Die Blutproben der 13 Familien wurden auf 107 langlebige, sich anreichernde und/oder hormonell wirksame Industriechemikalien untersucht. Die WWF-Studie zeigt, dass jedes Familienmitglied mit einem Cocktail aus mindestens 18 Schadstoffen belastet ist. Neuere Chemikalien, die in Computern, Textilien, Kosmetika oder Elektrogeräten enthalten sind, wurden häufiger und in höheren Konzentrationen bei den Kindern gefunden. Dazu zählen bromierte Flammschutzmittel, so genannte "Anti-Haft-Stoffe" oder synthetische Moschusverbindungen. Die Großmütter waren dagegen zumeist stärker mit älteren und bereits verbotenen Chemikalien wie DDT oder PCB belastet.
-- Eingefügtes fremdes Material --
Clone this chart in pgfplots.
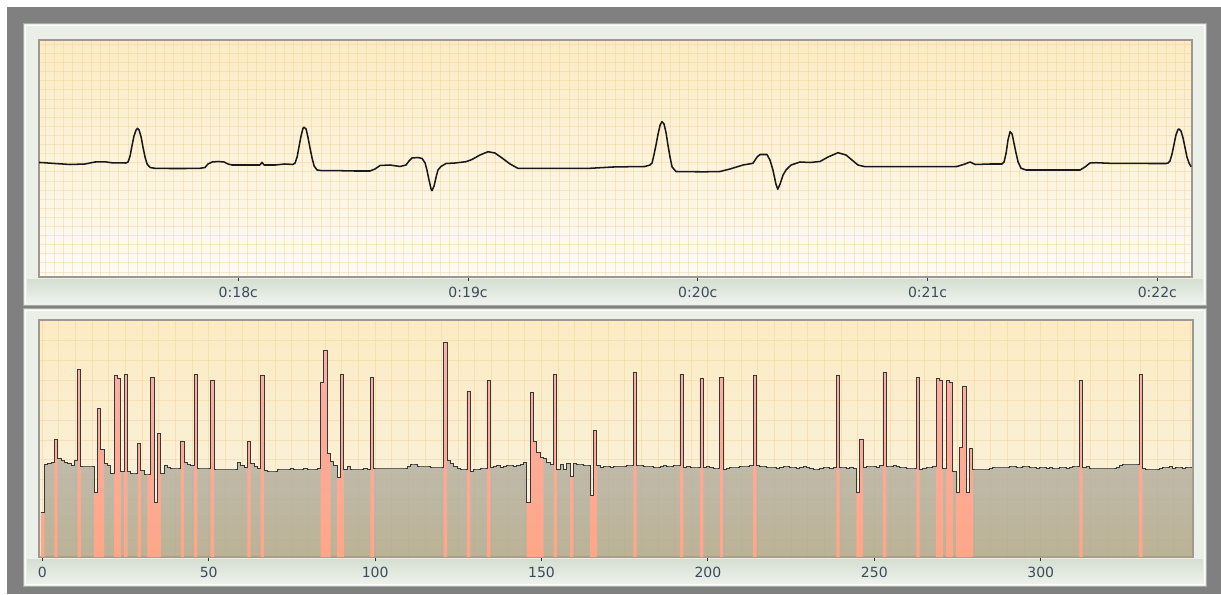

Das Flammschutzmittel TBBP-A, das in Platinen elektronischer Geräte eingesetzt wird, wurde bei 18 Familienmitgliedern nachgewiesen (3 Großmütter, 7 Mütter und 8 Kinder). Die höchste Konzentration fand man im Blut eines Kindes. Von 31 verschiedenen untersuchten Flammschutzmitteln des Typs PBDEs fanden sich 17 in der jüngsten Generation, im Vergleich zu 10 bei den Großmüttern und 8 bei den Müttern. Und die höchste Konzentration der für die Herstellung bestimmter Kunststoffe verwendeten Chemikalie Bisphenol A - eine Substanz, die bereits in minimalen Mengen das Hormonsystem beeinträchtigen kann - wurde ebenfalls in einem Kind nachgewiesen.
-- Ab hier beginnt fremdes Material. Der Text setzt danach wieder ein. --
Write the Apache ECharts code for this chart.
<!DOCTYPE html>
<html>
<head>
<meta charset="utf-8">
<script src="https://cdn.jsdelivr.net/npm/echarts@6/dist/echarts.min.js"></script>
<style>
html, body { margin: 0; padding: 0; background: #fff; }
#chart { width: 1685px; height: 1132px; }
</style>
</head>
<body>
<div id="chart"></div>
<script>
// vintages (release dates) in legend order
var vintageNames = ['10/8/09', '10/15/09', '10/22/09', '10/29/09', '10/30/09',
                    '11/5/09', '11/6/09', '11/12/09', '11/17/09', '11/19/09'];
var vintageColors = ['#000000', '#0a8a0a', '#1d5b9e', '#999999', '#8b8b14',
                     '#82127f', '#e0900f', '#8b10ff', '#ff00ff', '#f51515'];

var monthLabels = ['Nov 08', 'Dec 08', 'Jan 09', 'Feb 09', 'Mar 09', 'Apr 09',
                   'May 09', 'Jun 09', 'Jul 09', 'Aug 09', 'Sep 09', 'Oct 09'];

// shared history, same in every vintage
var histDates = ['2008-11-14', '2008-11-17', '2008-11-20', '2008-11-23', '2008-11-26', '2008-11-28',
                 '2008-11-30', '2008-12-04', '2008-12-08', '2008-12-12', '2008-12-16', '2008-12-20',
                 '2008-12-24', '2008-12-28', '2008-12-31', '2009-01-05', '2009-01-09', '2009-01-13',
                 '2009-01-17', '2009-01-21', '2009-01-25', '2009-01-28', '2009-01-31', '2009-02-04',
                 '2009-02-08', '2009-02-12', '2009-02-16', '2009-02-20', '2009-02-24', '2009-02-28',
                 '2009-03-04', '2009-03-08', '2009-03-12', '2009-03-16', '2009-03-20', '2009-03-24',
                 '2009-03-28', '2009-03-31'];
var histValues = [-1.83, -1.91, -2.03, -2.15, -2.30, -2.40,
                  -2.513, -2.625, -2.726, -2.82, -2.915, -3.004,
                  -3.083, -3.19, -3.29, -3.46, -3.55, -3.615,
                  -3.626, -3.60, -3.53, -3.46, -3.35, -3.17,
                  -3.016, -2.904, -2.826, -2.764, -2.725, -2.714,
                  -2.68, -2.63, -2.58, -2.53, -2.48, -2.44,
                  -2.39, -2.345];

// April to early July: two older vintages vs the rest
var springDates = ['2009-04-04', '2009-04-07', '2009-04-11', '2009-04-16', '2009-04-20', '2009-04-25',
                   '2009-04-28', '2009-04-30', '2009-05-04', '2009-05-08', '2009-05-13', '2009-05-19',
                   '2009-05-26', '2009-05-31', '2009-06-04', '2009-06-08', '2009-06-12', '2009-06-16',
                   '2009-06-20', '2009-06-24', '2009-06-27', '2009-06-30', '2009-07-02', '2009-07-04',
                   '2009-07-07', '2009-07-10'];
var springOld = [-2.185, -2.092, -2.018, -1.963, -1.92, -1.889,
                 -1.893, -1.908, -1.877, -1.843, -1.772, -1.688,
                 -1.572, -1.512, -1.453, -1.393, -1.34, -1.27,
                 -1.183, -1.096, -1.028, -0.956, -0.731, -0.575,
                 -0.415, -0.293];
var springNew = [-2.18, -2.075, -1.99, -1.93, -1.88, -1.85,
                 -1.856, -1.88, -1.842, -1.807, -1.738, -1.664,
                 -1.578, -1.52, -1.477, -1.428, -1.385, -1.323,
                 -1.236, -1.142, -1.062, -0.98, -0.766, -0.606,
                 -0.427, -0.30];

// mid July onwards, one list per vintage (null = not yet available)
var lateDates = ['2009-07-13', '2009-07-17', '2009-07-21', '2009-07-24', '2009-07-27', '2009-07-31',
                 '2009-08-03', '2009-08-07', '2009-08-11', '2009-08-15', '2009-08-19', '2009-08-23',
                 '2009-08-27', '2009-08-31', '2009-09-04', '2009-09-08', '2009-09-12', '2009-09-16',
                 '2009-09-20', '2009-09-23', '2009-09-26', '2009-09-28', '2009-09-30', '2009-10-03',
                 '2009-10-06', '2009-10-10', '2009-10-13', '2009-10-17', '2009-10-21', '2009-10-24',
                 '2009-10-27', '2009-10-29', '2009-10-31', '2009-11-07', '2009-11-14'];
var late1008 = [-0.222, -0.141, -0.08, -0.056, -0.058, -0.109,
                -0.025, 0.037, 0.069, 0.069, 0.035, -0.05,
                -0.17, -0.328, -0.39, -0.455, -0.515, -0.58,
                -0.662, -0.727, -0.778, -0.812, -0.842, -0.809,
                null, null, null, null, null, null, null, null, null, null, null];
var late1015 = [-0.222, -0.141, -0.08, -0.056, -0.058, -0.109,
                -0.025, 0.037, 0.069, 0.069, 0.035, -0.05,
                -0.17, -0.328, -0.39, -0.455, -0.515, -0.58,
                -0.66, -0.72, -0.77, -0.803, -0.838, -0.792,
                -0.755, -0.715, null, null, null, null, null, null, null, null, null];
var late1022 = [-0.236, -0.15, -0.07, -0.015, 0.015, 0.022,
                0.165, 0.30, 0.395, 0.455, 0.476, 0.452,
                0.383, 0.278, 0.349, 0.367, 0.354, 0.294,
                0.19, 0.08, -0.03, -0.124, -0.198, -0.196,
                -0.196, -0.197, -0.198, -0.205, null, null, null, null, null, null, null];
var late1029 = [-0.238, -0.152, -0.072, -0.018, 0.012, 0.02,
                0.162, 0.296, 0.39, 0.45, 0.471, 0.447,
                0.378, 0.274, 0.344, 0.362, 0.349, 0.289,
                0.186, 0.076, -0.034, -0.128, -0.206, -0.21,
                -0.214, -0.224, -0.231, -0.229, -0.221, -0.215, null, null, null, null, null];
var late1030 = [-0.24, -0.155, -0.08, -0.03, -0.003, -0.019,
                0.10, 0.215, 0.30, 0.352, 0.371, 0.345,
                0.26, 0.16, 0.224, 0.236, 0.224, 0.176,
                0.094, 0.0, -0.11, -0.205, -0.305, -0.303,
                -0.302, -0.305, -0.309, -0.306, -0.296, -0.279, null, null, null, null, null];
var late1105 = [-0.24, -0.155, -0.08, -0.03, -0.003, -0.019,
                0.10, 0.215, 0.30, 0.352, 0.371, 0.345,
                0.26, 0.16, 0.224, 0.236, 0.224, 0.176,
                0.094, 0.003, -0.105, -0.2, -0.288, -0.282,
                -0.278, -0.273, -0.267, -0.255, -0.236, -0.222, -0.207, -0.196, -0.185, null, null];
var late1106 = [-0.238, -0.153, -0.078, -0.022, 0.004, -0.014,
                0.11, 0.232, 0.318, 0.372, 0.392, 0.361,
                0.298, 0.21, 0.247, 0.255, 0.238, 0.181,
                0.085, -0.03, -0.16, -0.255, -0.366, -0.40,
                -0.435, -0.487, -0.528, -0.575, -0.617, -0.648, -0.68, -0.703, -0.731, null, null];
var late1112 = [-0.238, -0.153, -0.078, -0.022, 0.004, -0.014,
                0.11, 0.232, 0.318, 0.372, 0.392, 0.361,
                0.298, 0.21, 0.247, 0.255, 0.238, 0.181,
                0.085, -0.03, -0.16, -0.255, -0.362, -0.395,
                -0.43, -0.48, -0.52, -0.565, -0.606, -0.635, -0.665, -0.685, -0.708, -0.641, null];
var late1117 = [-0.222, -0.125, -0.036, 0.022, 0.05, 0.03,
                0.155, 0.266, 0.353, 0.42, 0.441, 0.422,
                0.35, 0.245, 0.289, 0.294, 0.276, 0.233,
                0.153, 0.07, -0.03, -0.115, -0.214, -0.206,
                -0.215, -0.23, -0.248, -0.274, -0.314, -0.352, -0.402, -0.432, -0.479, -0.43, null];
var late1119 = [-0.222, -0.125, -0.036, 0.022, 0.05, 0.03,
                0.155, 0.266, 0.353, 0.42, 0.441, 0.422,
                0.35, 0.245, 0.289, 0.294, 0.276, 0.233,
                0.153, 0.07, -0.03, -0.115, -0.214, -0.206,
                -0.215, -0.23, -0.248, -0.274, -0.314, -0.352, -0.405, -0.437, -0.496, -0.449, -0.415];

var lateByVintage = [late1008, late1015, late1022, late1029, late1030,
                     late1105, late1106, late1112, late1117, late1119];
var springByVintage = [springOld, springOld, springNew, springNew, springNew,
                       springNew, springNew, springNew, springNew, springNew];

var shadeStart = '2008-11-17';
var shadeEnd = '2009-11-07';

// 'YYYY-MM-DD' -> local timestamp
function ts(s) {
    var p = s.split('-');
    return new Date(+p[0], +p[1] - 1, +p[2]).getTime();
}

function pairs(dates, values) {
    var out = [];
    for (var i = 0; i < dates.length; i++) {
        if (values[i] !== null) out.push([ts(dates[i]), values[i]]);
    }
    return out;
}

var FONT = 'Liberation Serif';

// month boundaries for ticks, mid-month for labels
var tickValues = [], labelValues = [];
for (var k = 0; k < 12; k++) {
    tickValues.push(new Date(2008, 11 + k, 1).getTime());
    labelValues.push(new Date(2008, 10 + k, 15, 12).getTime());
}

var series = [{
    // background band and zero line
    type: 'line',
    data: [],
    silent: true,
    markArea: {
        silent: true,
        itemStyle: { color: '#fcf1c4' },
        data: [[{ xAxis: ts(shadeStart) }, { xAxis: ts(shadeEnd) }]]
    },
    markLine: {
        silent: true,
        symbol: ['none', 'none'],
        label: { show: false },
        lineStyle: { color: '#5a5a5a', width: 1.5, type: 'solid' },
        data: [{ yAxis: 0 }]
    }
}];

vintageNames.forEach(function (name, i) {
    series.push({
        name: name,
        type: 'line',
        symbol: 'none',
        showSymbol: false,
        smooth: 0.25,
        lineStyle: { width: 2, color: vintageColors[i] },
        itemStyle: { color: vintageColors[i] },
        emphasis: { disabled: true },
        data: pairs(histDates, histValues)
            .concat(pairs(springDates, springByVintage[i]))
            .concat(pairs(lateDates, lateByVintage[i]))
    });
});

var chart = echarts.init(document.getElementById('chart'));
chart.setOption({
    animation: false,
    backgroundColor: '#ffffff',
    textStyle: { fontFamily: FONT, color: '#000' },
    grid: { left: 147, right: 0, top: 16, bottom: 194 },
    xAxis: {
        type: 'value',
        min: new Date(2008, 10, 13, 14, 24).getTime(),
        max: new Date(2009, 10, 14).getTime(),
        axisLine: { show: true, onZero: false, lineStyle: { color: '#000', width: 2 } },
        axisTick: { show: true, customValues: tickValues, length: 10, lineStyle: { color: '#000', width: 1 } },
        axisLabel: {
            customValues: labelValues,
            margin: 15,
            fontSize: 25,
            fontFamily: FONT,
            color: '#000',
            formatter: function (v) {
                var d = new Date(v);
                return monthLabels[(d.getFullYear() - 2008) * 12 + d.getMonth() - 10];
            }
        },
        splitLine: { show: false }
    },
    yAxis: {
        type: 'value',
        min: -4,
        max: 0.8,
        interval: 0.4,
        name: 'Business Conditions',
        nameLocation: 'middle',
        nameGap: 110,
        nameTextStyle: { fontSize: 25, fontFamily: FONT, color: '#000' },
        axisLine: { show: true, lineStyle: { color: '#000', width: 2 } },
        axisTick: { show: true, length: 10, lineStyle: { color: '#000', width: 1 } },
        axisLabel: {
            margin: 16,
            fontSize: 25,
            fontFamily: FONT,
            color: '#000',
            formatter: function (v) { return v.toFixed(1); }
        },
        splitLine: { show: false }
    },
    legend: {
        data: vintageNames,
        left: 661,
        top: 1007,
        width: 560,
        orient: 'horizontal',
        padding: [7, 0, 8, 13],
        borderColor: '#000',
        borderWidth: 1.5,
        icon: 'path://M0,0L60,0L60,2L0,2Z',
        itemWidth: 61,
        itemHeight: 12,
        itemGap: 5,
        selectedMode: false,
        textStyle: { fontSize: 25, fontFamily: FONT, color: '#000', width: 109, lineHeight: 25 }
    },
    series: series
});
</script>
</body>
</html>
Die neue WWF-Studie bestätigt die Ergebnisse früherer Bluttests bei EU-Ministern, EU-Parlamentariern, Wissenschaftlern und Prominenten: Viele der nachgewiesenen Chemikalien sind langlebig und reichern sich über die Jahrzehnte im menschlichen Körper an. "REACH muss sicherstellen, dass von den Herstellern ausreichend Informationen vorgelegt werden, um insbesondere die Langzeitauswirkungen der Chemikalien beurteilen zu können. Und das geplante Zulassungsverfahren muss einen starken Anreiz setzen, gefährliche Chemikalien durch ungefährliche Alternativen zu ersetzen", forderte WWF-Expertin Reineke.